--- Begin Given data ---
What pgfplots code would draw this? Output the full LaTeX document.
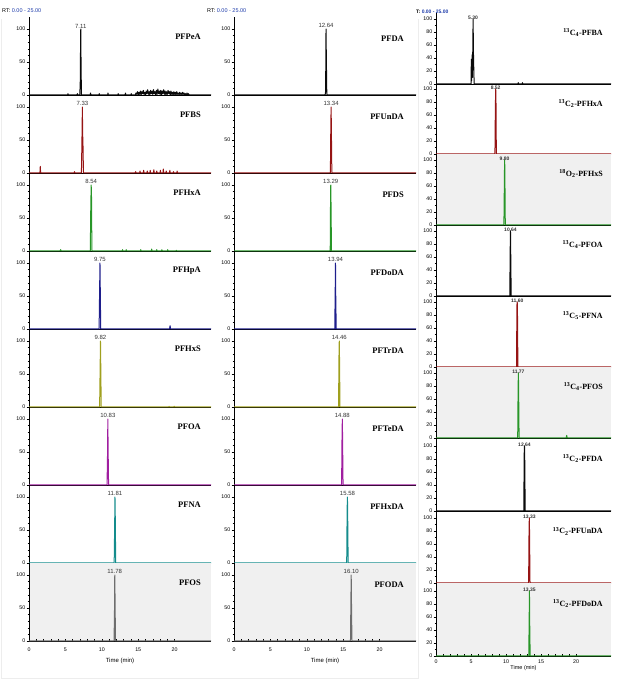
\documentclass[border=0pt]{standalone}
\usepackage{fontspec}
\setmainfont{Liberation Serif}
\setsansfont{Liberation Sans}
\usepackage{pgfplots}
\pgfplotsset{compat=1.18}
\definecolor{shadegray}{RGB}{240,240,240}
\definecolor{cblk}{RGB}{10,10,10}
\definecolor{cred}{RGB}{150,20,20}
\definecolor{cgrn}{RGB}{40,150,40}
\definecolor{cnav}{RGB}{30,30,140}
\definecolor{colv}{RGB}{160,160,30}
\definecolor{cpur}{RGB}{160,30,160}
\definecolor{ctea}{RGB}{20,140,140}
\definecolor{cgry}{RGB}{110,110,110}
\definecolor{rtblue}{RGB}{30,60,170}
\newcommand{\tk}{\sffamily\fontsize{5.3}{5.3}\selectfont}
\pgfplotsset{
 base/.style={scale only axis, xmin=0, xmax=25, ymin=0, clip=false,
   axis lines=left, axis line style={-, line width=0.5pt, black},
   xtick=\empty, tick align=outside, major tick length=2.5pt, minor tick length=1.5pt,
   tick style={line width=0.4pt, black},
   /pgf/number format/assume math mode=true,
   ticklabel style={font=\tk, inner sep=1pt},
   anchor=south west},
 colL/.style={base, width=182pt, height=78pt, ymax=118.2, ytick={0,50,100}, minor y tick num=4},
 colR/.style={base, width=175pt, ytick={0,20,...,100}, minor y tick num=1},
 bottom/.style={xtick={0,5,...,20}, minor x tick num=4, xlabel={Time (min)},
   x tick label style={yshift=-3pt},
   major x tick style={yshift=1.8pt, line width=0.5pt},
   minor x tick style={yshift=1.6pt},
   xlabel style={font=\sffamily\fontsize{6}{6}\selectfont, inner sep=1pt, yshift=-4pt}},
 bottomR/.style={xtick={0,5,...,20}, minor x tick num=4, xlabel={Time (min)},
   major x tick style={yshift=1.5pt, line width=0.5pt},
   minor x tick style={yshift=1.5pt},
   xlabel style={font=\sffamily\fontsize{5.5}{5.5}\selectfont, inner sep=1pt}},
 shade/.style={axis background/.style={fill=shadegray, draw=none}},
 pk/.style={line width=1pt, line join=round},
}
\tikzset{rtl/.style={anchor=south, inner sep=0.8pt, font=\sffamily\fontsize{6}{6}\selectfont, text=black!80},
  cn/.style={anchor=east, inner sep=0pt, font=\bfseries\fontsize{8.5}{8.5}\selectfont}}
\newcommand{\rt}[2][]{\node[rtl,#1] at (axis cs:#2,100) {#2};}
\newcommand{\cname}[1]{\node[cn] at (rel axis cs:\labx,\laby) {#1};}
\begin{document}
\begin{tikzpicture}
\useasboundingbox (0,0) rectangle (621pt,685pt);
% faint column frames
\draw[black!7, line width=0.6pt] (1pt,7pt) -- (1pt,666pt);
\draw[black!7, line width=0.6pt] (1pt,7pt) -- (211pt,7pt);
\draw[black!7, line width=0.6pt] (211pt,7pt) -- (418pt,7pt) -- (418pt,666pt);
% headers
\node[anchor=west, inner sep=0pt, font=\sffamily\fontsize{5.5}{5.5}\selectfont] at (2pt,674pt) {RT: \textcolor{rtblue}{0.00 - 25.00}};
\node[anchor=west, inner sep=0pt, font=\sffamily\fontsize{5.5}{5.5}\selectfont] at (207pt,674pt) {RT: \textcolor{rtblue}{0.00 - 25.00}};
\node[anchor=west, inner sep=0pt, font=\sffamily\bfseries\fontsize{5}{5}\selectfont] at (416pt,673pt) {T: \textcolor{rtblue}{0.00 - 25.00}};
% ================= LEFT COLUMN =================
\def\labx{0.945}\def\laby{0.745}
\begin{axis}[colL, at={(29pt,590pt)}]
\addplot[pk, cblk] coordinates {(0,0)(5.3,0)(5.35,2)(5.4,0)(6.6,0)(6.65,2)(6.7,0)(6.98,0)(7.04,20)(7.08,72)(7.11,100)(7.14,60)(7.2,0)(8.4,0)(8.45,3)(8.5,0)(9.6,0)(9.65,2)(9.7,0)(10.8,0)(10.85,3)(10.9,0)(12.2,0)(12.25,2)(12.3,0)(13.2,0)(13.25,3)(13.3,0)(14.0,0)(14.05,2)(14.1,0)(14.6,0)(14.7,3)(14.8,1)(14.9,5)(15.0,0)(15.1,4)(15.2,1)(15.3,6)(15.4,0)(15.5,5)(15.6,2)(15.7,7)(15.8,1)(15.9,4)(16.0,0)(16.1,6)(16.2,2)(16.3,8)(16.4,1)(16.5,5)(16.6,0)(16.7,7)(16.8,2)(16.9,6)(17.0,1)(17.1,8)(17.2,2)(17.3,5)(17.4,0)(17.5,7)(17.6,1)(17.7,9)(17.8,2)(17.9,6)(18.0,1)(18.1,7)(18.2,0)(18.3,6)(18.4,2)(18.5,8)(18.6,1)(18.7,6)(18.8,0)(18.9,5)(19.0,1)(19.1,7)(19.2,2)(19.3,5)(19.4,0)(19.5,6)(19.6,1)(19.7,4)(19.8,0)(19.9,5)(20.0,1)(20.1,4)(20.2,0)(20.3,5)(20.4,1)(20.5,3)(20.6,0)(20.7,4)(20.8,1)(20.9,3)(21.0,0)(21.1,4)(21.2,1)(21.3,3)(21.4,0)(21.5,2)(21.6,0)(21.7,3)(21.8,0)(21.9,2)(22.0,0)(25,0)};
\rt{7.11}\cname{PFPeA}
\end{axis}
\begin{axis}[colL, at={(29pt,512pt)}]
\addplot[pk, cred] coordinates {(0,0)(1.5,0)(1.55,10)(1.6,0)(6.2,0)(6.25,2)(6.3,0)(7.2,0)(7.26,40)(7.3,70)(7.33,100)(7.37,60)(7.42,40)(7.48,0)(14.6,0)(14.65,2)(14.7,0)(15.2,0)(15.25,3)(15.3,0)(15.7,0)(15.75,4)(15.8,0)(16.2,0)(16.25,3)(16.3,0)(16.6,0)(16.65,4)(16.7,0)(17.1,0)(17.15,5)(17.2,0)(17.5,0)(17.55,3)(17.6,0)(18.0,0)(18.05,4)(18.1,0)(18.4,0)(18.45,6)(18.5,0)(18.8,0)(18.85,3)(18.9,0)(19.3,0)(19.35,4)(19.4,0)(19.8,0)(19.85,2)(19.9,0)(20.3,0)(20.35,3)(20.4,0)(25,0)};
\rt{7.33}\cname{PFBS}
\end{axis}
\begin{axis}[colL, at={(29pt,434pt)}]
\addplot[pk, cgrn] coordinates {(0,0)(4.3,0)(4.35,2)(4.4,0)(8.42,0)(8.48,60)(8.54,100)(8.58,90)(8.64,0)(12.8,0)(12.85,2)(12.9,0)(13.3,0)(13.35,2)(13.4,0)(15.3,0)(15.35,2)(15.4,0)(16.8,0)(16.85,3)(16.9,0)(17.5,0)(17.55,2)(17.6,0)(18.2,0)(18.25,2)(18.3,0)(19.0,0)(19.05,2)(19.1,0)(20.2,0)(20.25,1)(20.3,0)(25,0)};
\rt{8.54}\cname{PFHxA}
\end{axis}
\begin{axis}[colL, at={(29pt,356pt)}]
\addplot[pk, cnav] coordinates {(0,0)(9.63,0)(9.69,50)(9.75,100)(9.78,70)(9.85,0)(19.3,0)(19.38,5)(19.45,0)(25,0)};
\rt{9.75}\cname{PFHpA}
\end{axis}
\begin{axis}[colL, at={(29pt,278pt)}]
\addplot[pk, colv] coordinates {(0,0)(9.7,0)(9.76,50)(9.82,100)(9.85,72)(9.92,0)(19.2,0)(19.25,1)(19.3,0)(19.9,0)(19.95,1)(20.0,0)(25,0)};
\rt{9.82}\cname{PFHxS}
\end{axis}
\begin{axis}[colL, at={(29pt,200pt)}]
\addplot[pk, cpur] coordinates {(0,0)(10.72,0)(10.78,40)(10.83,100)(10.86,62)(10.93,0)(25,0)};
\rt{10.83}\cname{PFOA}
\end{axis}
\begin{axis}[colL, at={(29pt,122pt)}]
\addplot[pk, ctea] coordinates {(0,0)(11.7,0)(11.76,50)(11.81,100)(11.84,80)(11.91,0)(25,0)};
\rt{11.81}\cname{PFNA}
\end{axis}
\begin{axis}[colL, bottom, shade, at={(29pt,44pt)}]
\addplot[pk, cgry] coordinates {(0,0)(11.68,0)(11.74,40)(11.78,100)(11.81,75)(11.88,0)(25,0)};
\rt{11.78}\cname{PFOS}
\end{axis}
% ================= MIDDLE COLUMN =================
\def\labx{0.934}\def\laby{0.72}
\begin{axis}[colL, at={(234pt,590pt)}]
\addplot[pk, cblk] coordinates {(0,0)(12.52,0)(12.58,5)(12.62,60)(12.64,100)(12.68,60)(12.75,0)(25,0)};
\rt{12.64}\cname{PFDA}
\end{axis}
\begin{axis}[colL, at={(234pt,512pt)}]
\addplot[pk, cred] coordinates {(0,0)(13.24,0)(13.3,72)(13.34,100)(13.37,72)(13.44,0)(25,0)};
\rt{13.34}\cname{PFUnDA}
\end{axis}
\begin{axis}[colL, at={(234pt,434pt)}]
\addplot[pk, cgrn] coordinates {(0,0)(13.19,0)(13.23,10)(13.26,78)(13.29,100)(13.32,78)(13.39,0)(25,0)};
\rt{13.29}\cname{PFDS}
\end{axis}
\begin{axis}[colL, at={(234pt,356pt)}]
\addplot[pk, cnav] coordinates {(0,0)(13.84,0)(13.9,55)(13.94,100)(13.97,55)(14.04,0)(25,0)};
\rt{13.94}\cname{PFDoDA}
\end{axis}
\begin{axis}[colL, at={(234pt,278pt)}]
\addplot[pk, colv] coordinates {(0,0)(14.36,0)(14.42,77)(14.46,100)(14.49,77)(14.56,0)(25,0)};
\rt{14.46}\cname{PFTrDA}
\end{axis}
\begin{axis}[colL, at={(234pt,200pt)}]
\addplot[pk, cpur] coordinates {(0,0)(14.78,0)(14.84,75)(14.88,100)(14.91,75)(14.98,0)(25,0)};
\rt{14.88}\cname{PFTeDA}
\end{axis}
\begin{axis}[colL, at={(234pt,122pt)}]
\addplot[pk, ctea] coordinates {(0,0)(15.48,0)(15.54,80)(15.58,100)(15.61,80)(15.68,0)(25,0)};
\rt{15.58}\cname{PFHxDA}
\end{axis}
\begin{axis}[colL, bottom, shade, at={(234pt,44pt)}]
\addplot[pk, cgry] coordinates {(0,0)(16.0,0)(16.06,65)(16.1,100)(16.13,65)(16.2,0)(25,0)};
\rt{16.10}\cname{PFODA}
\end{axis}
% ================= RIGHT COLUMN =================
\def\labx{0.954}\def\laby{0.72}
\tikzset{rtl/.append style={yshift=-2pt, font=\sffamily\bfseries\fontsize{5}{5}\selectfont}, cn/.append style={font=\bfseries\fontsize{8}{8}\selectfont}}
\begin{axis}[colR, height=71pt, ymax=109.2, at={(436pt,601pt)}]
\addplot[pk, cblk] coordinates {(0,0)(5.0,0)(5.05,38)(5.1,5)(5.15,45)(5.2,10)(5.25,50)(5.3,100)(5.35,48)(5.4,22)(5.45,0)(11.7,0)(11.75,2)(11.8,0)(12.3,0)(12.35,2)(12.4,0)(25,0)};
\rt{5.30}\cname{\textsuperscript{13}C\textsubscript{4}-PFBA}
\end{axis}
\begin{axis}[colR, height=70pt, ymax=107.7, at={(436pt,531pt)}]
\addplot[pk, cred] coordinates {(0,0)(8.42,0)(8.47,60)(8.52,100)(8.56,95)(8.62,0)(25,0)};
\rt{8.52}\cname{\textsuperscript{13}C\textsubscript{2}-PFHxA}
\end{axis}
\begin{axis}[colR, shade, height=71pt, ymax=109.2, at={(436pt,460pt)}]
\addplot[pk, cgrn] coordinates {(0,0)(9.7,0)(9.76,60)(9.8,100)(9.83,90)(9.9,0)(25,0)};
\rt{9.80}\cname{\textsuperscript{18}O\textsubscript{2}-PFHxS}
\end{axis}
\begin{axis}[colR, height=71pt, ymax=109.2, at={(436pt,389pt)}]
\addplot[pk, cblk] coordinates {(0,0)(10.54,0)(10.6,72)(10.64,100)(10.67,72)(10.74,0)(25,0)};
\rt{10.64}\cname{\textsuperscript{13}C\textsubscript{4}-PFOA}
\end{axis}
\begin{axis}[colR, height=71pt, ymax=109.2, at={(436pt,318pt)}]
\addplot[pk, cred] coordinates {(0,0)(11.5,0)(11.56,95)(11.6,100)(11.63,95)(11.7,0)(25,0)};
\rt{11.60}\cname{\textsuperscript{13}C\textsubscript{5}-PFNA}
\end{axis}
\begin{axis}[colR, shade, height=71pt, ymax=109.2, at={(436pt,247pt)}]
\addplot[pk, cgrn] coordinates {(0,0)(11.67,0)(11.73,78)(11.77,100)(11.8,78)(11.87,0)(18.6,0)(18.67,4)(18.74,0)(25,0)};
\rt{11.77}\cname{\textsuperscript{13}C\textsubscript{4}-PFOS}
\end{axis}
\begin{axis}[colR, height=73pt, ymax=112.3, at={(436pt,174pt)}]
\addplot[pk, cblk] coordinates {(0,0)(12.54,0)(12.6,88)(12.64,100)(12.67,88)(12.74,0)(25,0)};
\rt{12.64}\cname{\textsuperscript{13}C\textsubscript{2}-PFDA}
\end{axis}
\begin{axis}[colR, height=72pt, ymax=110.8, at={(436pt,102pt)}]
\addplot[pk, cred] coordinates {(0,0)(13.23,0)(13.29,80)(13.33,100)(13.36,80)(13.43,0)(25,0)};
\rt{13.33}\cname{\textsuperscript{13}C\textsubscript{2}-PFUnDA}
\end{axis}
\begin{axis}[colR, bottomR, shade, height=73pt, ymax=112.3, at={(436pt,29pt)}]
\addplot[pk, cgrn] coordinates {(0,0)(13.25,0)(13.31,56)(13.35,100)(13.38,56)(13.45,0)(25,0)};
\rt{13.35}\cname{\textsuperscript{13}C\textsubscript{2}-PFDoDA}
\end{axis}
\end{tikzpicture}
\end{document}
--- End Given data ---
> Your task: Working from the listing above, pick out every line that has "draw" and copy it.

> Task output:
What pgfplots code would draw this? Output the full LaTeX document.
 shade/.style={axis background/.style={fill=shadegray, draw=none}},
\draw[black!7, line width=0.6pt] (1pt,7pt) -- (1pt,666pt);
\draw[black!7, line width=0.6pt] (1pt,7pt) -- (211pt,7pt);
\draw[black!7, line width=0.6pt] (211pt,7pt) -- (418pt,7pt) -- (418pt,666pt);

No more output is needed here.